Through the Web and various veterans groups, The New York Times contacted more than a dozen soldiers, all of whom had been on active duty in Iraq and have since returned. They had a variety of opinions on the war they served in, but were almost universally negative about the show that attempts to depict it. (A spokeswoman for the United States Army declined to comment on the series.)
We see sand, we see guns and we see people in helmets," said Benjamin Flanders, who served as a military police sergeant in 2004 and 2005 as a member of the New Hampshire National Guard in and around Baghdad. "But I don't think that it addresses the real issues of being a soldier or what is going on in Iraq."
Rowe Stayton, a former lawyer who volunteered for duty in the Army National Guard at age 50, said that the series had affected him even though, as a fire team leader in 2004, the war he experienced was a close-in, urban affair, not a battle fought out in vast expanses of the desert.
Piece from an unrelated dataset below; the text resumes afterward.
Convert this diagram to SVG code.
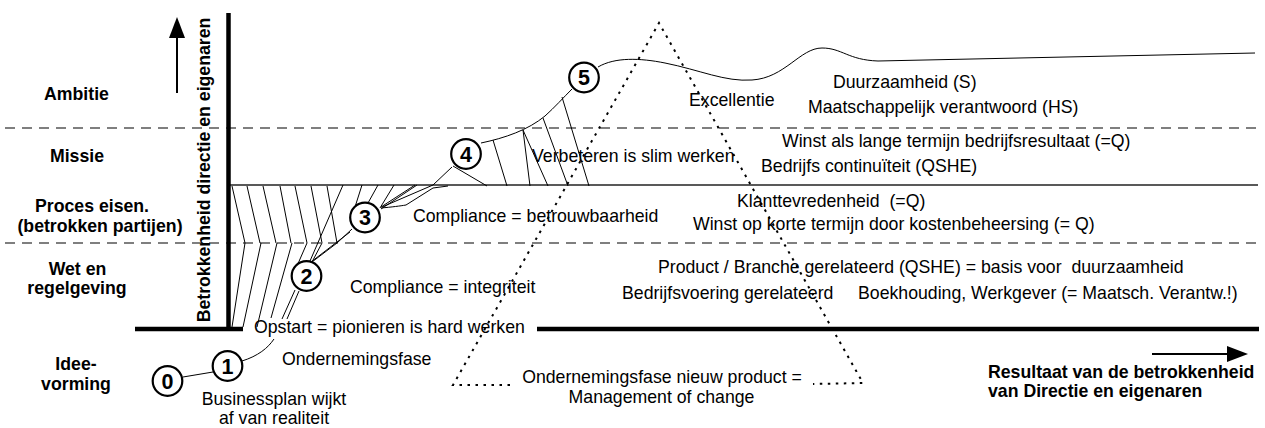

Much of what Mr. Bochco is taking hits over has to do with the generic requirements of television. To create storylines, he uses characters who scan to some people as clichés - the gung-ho all-American white kid who is maimed, the bitter dope-smoking black guy. And necessarily, action must be compressed, which does not reflect the grinding reality of real-time soldiering, a mix of weeks of boredom interrupted by occasional moments of terror. In blogs and interviews, soldiers suggested that the Army unit Mr. Bochco depicts saw more action in the first few episodes than they did in their entire tours.